__Task__.
Pick out the lines below that contain the string "file" and copy them all.
──────── Material for this task ────────
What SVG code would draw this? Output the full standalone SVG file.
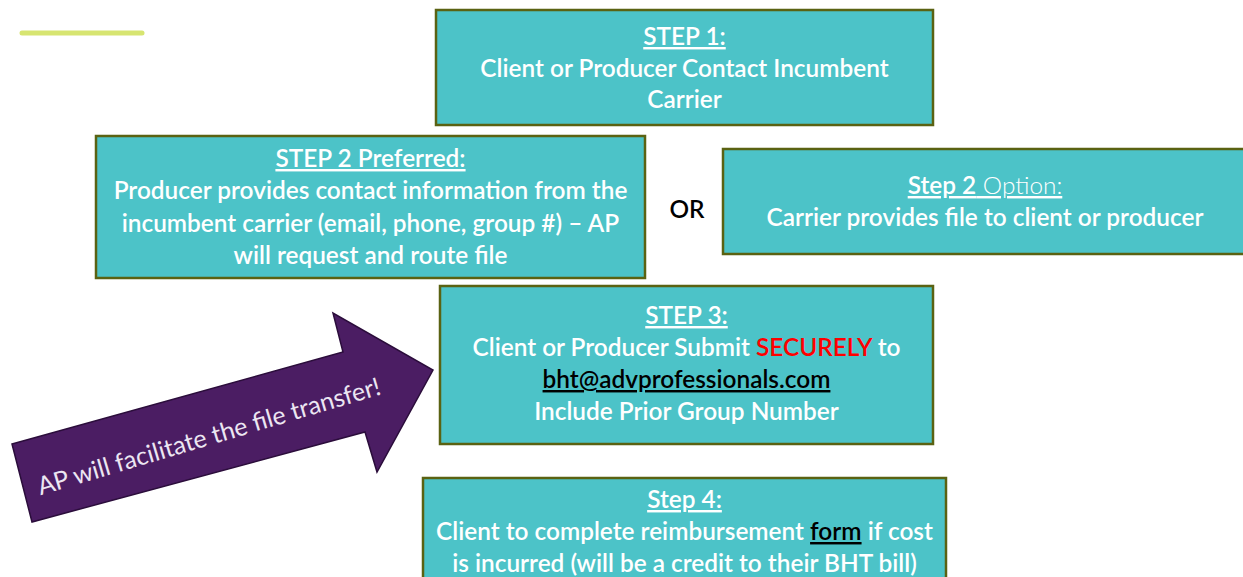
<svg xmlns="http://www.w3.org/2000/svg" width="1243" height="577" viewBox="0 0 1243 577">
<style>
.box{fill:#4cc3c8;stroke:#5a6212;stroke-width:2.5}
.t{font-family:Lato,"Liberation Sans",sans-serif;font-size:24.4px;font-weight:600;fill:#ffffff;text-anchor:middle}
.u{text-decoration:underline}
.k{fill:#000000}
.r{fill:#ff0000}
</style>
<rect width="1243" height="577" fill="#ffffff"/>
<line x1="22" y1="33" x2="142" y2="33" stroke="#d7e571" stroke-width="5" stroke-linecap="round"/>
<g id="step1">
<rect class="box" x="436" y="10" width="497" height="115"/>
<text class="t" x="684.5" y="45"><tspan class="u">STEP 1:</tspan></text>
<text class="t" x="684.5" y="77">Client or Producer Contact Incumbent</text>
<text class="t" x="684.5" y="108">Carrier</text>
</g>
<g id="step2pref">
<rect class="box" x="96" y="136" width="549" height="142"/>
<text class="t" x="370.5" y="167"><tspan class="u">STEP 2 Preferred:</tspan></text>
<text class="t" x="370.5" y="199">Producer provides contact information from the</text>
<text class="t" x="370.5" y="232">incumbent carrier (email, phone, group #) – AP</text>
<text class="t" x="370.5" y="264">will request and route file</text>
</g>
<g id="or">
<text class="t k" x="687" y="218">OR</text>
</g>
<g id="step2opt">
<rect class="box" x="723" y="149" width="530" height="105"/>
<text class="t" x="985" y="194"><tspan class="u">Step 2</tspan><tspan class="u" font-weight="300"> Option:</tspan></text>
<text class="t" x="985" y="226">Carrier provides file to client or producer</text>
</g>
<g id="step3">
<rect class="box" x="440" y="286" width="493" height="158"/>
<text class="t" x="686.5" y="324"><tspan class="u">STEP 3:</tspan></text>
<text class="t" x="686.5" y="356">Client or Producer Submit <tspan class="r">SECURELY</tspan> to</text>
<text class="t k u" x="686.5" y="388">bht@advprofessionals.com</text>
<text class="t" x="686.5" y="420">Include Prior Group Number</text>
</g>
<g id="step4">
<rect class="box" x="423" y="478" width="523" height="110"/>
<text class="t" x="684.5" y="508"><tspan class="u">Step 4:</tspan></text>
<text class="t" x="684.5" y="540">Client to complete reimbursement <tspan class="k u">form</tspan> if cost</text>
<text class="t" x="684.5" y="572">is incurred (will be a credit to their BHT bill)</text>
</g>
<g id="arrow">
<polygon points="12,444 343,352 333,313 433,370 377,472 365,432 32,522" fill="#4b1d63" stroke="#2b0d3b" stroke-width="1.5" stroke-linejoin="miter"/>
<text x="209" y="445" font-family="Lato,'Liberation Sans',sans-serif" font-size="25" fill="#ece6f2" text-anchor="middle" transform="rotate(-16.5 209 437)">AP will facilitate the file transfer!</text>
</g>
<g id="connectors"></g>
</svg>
────────
──────── Material for this task ────────
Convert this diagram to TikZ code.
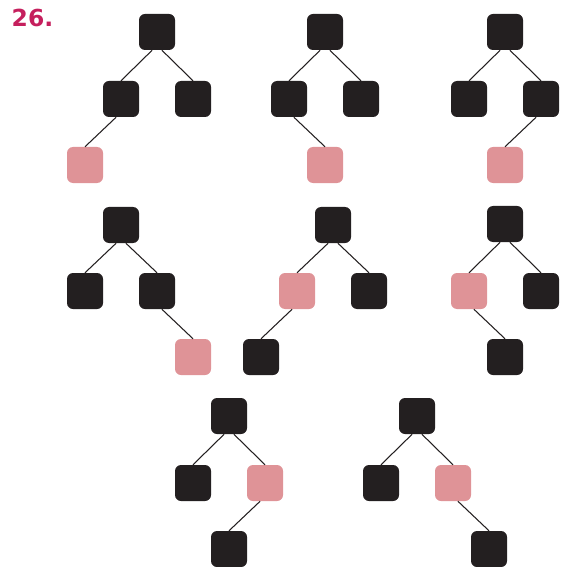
────────
__Answer__.
What SVG code would draw this? Output the full standalone SVG file.
<text class="t" x="370.5" y="264">will request and route file</text>
<text class="t" x="985" y="226">Carrier provides file to client or producer</text>
<text x="209" y="445" font-family="Lato,'Liberation Sans',sans-serif" font-size="25" fill="#ece6f2" text-anchor="middle" transform="rotate(-16.5 209 437)">AP will facilitate the file transfer!</text>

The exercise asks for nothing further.